Alors, je n'en dirai pas plus. Je crois que, compte tenu des termes extrêmement précis de cette ordonnance de 1945, compte tenu de la jurisprudence favorable pour cette famille, émanant de la Cour d'appel de Paris, compte tenu aussi de la décision prise par le Louvre et aussi de celle prise par le Musée de Berlin et pour des raisons, je dirai, d'ordre moral, il me semble absolument nécessaire et urgent de faire droit à la demande formulée par cette famille.
Dernier mot : si la Ville de Lyon est selon le droit, "possessseur de mauvaise foi", elle est en fait, possesseur de bonne foi et il y a une disposition particulière de l'ordonnance de 1945 qui permet à la Ville d'obtenir, malgré tout, une indemnisation. Monsieur le Maire, si vous en êtes d'accord, nous allons travailler sur ce deuxième aspect des choses avec des experts, des juristes pour que le Musée, par conséquent, la Ville, puisse obtenir, peut-être, une indemnisation, dans la mesure où je le répète, elle est en possession d'un tableau qu'elle a acquis dans des conditions tout à fait régulières et normales. Ce qui est mis en cause, c'est, bien entendu, la vente aux enchères publiques intervenue par l'intermédiaire de Me Rheims en 1941, mais cette nullité, bien entendu, provoque la nullité de tous les actes subséquents.

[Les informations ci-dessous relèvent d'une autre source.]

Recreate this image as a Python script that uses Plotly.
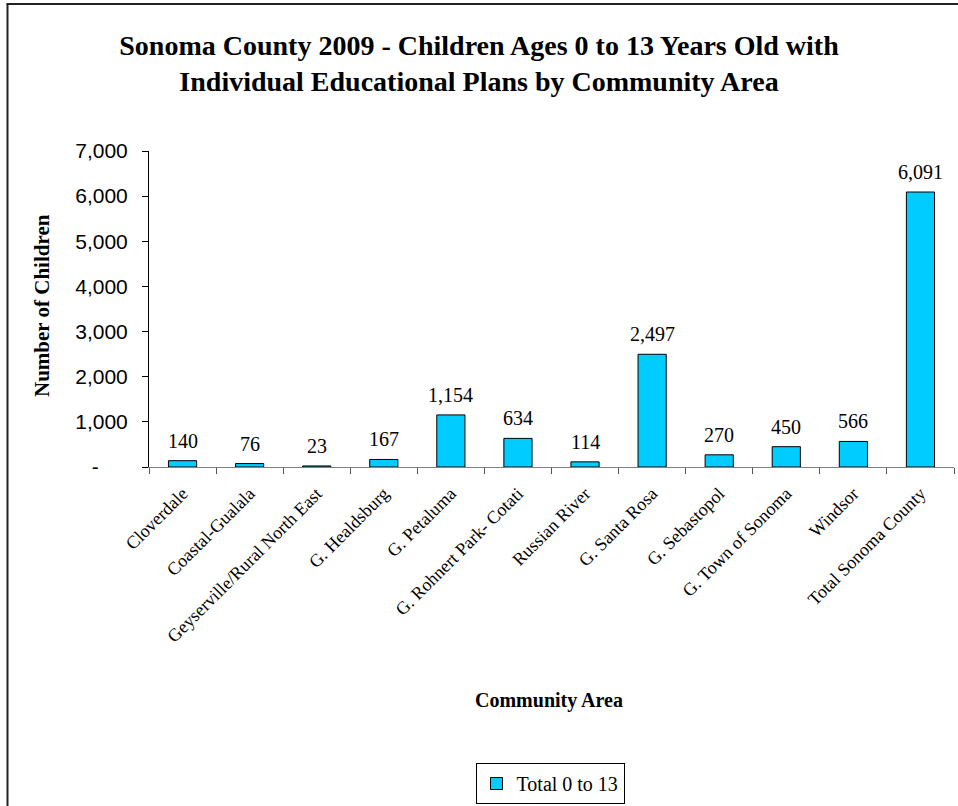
import plotly.graph_objects as go

categories = ["Cloverdale", "Coastal-Gualala", "Geyserville/Rural North East",
              "G. Healdsburg", "G. Petaluma", "G. Rohnert Park- Cotati",
              "Russian River", "G. Santa Rosa", "G. Sebastopol",
              "G. Town of Sonoma", "Windsor", "Total Sonoma County"]
values = [140, 76, 23, 167, 1154, 634, 114, 2497, 270, 450, 566, 6091]
series_name = "Total 0 to 13"
y_tickvals = [0, 1000, 2000, 3000, 4000, 5000, 6000, 7000]
y_ticktext = ["-\u00a0\u00a0\u00a0\u00a0\u00a0", "1,000", "2,000", "3,000", "4,000", "5,000", "6,000", "7,000"]

W, H = 958, 806
L, R, T, B = 149, 4, 151, 339
pw, ph = W - L - R, H - T - B

def px_x(x):
    return (x - L) / pw

def px_y(y):
    return (H - B - y) / ph

serif = "Liberation Serif, Times New Roman, serif"
sans = "Liberation Sans, Arial, sans-serif"

fig = go.Figure()
fig.add_trace(go.Bar(
    x=categories, y=values, name=series_name,
    marker=dict(color="#00CCFF", line=dict(color="#000000", width=1)),
    cliponaxis=False, showlegend=True,
))

value_labels = [
    dict(x=c, y=v, xref="x", yref="y", text=f"{v:,}", showarrow=False,
         xanchor="center", yanchor="bottom", yshift=7,
         font=dict(family=serif, size=20, color="#000000"))
    for c, v in zip(categories, values)
]

fig.update_layout(
    width=W, height=H, template="none",
    paper_bgcolor="white", plot_bgcolor="white",
    margin=dict(l=L, r=R, t=T, b=B, autoexpand=False),
    bargap=0.58,
    title=dict(text="<b>Sonoma County 2009 - Children Ages 0 to 13 Years Old with<br>Individual Educational Plans by Community Area</b>",
               x=0.5, xanchor="center", y=1 - 55 / H, yanchor="middle",
               font=dict(family=serif, size=28, color="#000000")),
    xaxis=dict(type="category", showgrid=False, zeroline=False,
               showline=True, linecolor="#808080", linewidth=1,
               ticks="outside", tickson="boundaries", ticklen=6, tickcolor="#555555",
               tickangle=-45, automargin=False, ticklabelstandoff=8,
               tickfont=dict(family=serif, size=18, color="#000000")),
    yaxis=dict(range=[0, 7000], tickvals=y_tickvals, ticktext=y_ticktext,
               showgrid=False, zeroline=False, showline=True, linecolor="#000000",
               linewidth=1, ticks="outside", ticklen=6, tickcolor="#000000",
               automargin=False, ticklabelstandoff=10,
               tickfont=dict(family=sans, size=21, color="#000000")),
    legend=dict(orientation="h", x=px_x(550), xanchor="center", y=px_y(763), yanchor="top",
                bordercolor="#000000", borderwidth=1, bgcolor="white",
                font=dict(family=serif, size=20, color="#000000")),
    annotations=value_labels + [
        dict(text="<b>Community Area</b>", xref="paper", yref="paper",
             x=px_x(549), y=px_y(700), xanchor="center", yanchor="middle", showarrow=False,
             font=dict(family=serif, size=20, color="#000000")),
        dict(text="<b>Number of Children</b>", xref="paper", yref="paper", textangle=-90,
             x=px_x(42), y=px_y(306), xanchor="center", yanchor="middle", showarrow=False,
             font=dict(family=serif, size=21, color="#000000")),
    ],
    shapes=[
        dict(type="line", xref="paper", yref="paper", x0=px_x(7.5), x1=px_x(7.5),
             y0=px_y(4), y1=px_y(H + 2), line=dict(color="#222222", width=2)),
        dict(type="line", xref="paper", yref="paper", x0=px_x(6.5), x1=px_x(W + 2),
             y0=px_y(4), y1=px_y(4), line=dict(color="#222222", width=2)),
    ],
)

fig.write_html("out.html")
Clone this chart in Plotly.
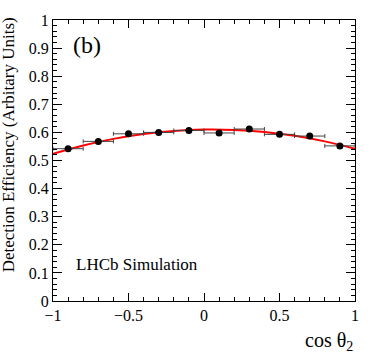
import plotly.graph_objects as go

# Data
bin_centers = [-0.9, -0.7, -0.5, -0.3, -0.1, 0.1, 0.3, 0.5, 0.7, 0.9]
efficiency = [0.542, 0.568, 0.595, 0.600, 0.607, 0.598, 0.612, 0.593, 0.587, 0.552]
x_err = [0.1] * 10
y_err = [0.004] * 10

fit_x = [-1.0, -0.8, -0.6, -0.4, -0.2, 0.0, 0.2, 0.4, 0.6, 0.8, 1.0]
fit_y = [0.524, 0.5535, 0.577, 0.594, 0.605, 0.610, 0.6087, 0.6013, 0.5877, 0.568, 0.542]

x_ticks = [-1, -0.5, 0, 0.5, 1]
x_tick_labels = ["\u22121", "\u22120.5", "0", "0.5", "1"]
y_ticks = [0, 0.1, 0.2, 0.3, 0.4, 0.5, 0.6, 0.7, 0.8, 0.9, 1]
y_tick_labels = ["0", "0.1", "0.2", "0.3", "0.4", "0.5", "0.6", "0.7", "0.8", "0.9", "1"]

FONT = "Liberation Serif"

fig = go.Figure()
fig.add_trace(go.Scatter(
    x=fit_x, y=fit_y, mode="lines", line=dict(color="red", width=2, shape="spline"),
    showlegend=False, hoverinfo="skip"))
fig.add_trace(go.Scatter(
    x=bin_centers, y=efficiency, mode="markers",
    marker=dict(color="black", size=7),
    error_x=dict(type="data", array=x_err, color="#444444", thickness=1, width=2),
    error_y=dict(type="data", array=y_err, color="#444444", thickness=1, width=0),
    showlegend=False))

axis_common = dict(
    showgrid=False, zeroline=False, showline=True, linecolor="black", linewidth=1,
    mirror="allticks", ticks="inside", tickcolor="black",
    tickfont=dict(family=FONT, size=16, color="black"),
)
fig.update_xaxes(range=[-1, 1], tickvals=x_ticks, ticktext=x_tick_labels, ticklen=8,
                 minor=dict(dtick=0.1, tick0=0, ticks="inside", ticklen=4, tickcolor="black"),
                 **axis_common)
fig.update_yaxes(range=[0, 1], tickvals=y_ticks, ticktext=y_tick_labels, ticklen=9,
                 minor=dict(dtick=0.02, tick0=0, ticks="inside", ticklen=4, tickcolor="black"),
                 **axis_common)

fig.add_annotation(text="Detection Efficiency (Arbitary Units)", textangle=-90,
                   xref="paper", yref="paper", x=-0.146, y=1.018, xanchor="center", yanchor="top",
                   showarrow=False, font=dict(family=FONT, size=17, color="black"))
fig.add_annotation(text="cos \u03b8<sub>2</sub>", xref="paper", yref="paper", x=1.0, y=-0.145,
                   xanchor="right", yanchor="middle", showarrow=False,
                   font=dict(family=FONT, size=20, color="black"))
fig.add_annotation(text="(b)", xref="paper", yref="paper", x=0.06, y=0.91,
                   xanchor="left", yanchor="middle", showarrow=False,
                   font=dict(family=FONT, size=24, color="black"))
fig.add_annotation(text="LHCb Simulation", xref="paper", yref="paper", x=0.07, y=0.13,
                   xanchor="left", yanchor="middle", showarrow=False,
                   font=dict(family=FONT, size=17, color="black"))

fig.update_layout(width=374, height=359, margin=dict(l=53, r=19, t=18, b=58),
                  plot_bgcolor="white", paper_bgcolor="white")
fig.write_html("out.html", post_script="document.body.style.margin='0';",
               config={"displayModeBar": False})
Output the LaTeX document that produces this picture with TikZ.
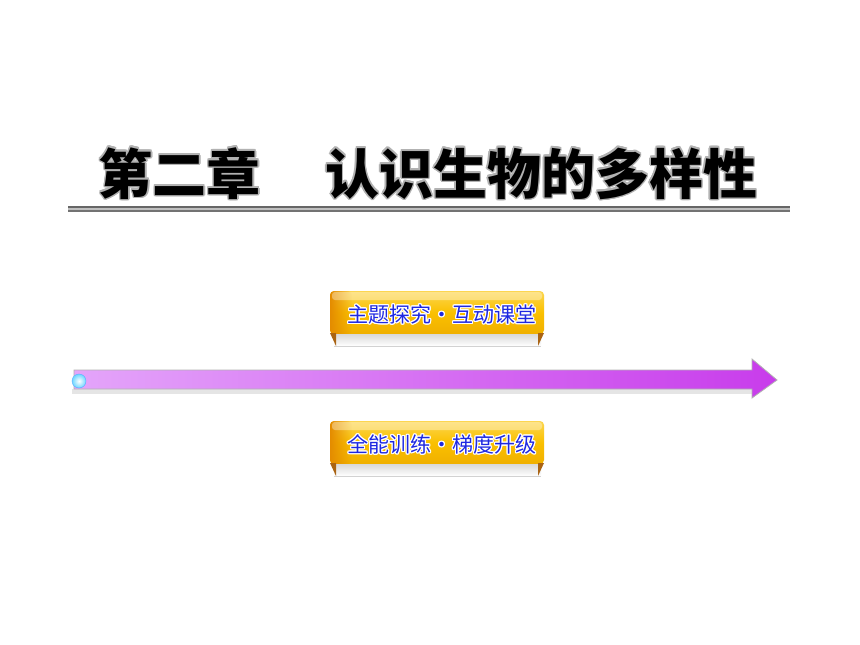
\documentclass[tikz,border=0pt]{standalone}
\usepackage{fontspec}
\usepackage{contour}
\usetikzlibrary{fadings}
\newfontfamily\cjk{Noto Sans CJK SC}
\definecolor{txtblue}{RGB}{30,40,225}
\definecolor{goldTop}{RGB}{252,214,80}
\definecolor{goldMid}{RGB}{250,192,0}
\definecolor{goldBot}{RGB}{240,176,0}
\definecolor{goldEdge}{RGB}{228,140,0}
\definecolor{foldcol}{RGB}{170,100,20}
\definecolor{barL}{RGB}{228,165,250}
\definecolor{barR}{RGB}{200,60,235}
\definecolor{sphere}{RGB}{110,215,255}
\tikzset{
  btntext/.style={font=\cjk\fontsize{21}{21}\selectfont, text=txtblue, inner sep=0pt},
  titletext/.style={font=\cjk\bfseries\fontsize{54}{54}\selectfont, inner sep=0pt},
}
\newcommand{\mybutton}[4]{%
  % #1 name, #2 top y, #3 text, #4 text y
  \shade[top color=goldTop, bottom color=goldBot, middle color=goldMid, rounded corners=4pt]
     (330,#2) rectangle (544,#2+43);
  \fill[goldEdge, path fading=east, rounded corners=4pt] (330,#2) rectangle (352,#2+43);
  \fill[white, opacity=0.35, rounded corners=3pt] (332,#2+1) rectangle (542,#2+9);
  \shade[top color=gray!30, bottom color=white] (334,#2+43) rectangle (541,#2+55);
  \draw[gray!35, line width=0.6pt] (334,#2+55) -- (541,#2+55);
  \fill[foldcol] (330,#2+42) -- (336,#2+42) -- (336,#2+55) -- cycle;
  \fill[foldcol] (544,#2+42) -- (538,#2+42) -- (538,#2+55) -- cycle;
  \node[btntext] (#1) at (442,#4) {\contourlength{1.2pt}\contour{white}{#3}};
}
\begin{document}
\begin{tikzpicture}[x=1pt,y=-1pt]
\useasboundingbox (0,0) rectangle (860,645);
\fill[white] (0,0) rectangle (860,645);
% title
\node[titletext] (title) at (428,174) {\contourlength{1.5pt}\contour{black!30}{第二章\hspace{1.2em}认识生物的多样性}};
\draw[black!60, line width=1.6pt] (68,207) -- (790,207);
\draw[black!25, line width=1.2pt] (68,209) -- (790,209);
\draw[black!55, line width=1.4pt] (68,211) -- (790,211);
% buttons
\mybutton{b1}{291}{主题探究・互动课堂}{315}
\mybutton{b2}{421}{全能训练・梯度升级}{445}
% arrow
\fill[black!10] (72,389) rectangle (752,394);
\shade[left color=barL, right color=barR, draw=black!30, line width=0.8pt]
  (74,370) -- (752,370) -- (752,359) -- (777,380) -- (752,398) -- (752,389) -- (74,389) -- cycle;
\shade[inner color=white, outer color=sphere] (79,381) circle (7);
\draw[sphere!80!blue, line width=0.4pt] (79,381) circle (7);
\end{tikzpicture}
\end{document}
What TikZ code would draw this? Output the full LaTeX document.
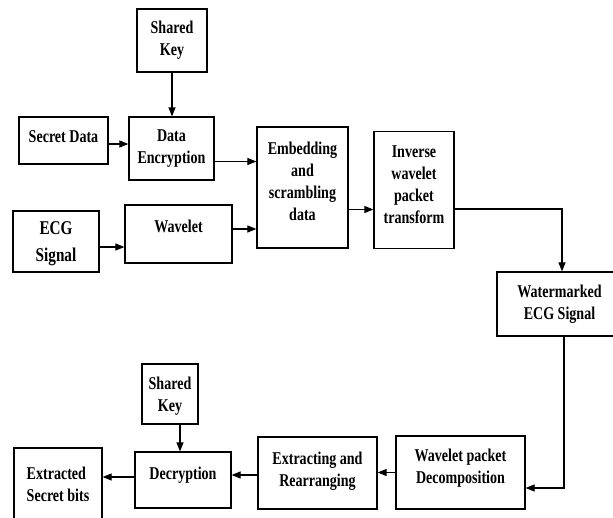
\documentclass[tikz,border=0pt]{standalone}
\usepackage{fontspec}
\setmainfont{Liberation Serif}[FakeStretch=0.78]
\usetikzlibrary{arrows.meta}

\begin{document}
\begin{tikzpicture}[x=1pt, y=-1pt,
    main/.style = {draw, line width=1.2pt, align=center,
      font=\fontsize{18}{22}\selectfont\bfseries},
    link/.style = {line width=1.1pt, -{Triangle[length=9pt,width=7pt]}}]
    \useasboundingbox (0,0) rectangle (613,517);
    \node[main, minimum width=70, minimum height=63] (1) at (172,40.5) {Shared\\Key};
    \node[main, minimum width=89, minimum height=47, text height=12, text depth=9] (2) at (63.5,140.5) {Secret Data};
    \node[main, minimum width=85, minimum height=63] (3) at (171.5,148.5) {Data\\Encryption};
    \node[main, minimum width=86, minimum height=61, text depth=-4, font=\fontsize{19.5}{27}\selectfont\bfseries] (4) at (56,241.5) {ECG\\Signal};
    \node[main, minimum width=107, minimum height=58, text height=12, text depth=16] (5) at (178.5,234) {Wavelet};
    \node[main, minimum width=91, minimum height=121, text depth=13] (6) at (302.5,187.5) {Embedding\\and\\scrambling\\data};
    \node[main, minimum width=80, minimum height=117, text depth=10] (7) at (414,190) {Inverse\\wavelet\\packet\\transform};
    \node[main, minimum width=125, minimum height=64] (8) at (559.5,304) {Watermarked\\ECG Signal};
    \node[main, minimum width=129, minimum height=73, text depth=13] (9) at (460.5,472.5) {Wavelet packet\\Decomposition};
    \node[main, minimum width=119, minimum height=72, text depth=8] (10) at (317.5,473) {Extracting and\\Rearranging};
    \node[main, minimum width=96, minimum height=56, text height=13, text depth=15] (11) at (183,480) {Decryption};
    \node[main, minimum width=56, minimum height=60, text depth=-2] (12) at (170,394) {Shared\\Key};
    \node[main, minimum width=88, minimum height=72, align=left] (13) at (58,484) {Extracted\\Secret bits};
    \draw[link] (1.south) -- (1.south |- 3.north);
    \draw[link] ([yshift=-3.5]2.east) -- ([yshift=-3.5]2.east -| 3.west);
    \draw[link] ([yshift=-13]3.east) -- ([yshift=-13]3.east -| 6.west);
    \draw[link] ([yshift=-5.5]4.east) -- ([yshift=-5.5]4.east -| 5.west);
    \draw[link] ([yshift=5]5.east) -- ([yshift=5]5.east -| 6.west);
    \draw[link] ([yshift=-22]6.east) -- ([yshift=-22]6.east -| 7.west);
    \draw[link] ([yshift=-19]7.east) -| ([xshift=2.5]8.north);
    \draw[link] ([xshift=4.5]8.south) |- ([yshift=-15.5]9.east);
    \draw[link] (9.west) -- (9.west -| 10.east);
    \draw[link] ([yshift=-2]10.west) -- ([yshift=-2]10.west -| 11.east);
    \draw[link] ([xshift=10]12.south) -- ([xshift=10]12.south |- 11.north);
    \draw[link] ([yshift=3]11.west) -- ([yshift=3]11.west -| 13.east);
\end{tikzpicture}
\end{document}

Voilà, Monsieur le Maire, Mesdames et Messieurs, ce que je souhaitais vous dire en ce qui concerne ce dossier extrêmement important à tous égards.
M. LE MAIRE : Je vous remercie Maître Chanon de l'attention que vous avez apportée à ce dossier et de la solution que vous nous proposez. Je crois qu'en votant ce rapport, le Conseil municipal s'honorera.
Je mets aux voix les conclusions de mon rapport. Il n'y a pas d'opposition ? Elles sont adoptées.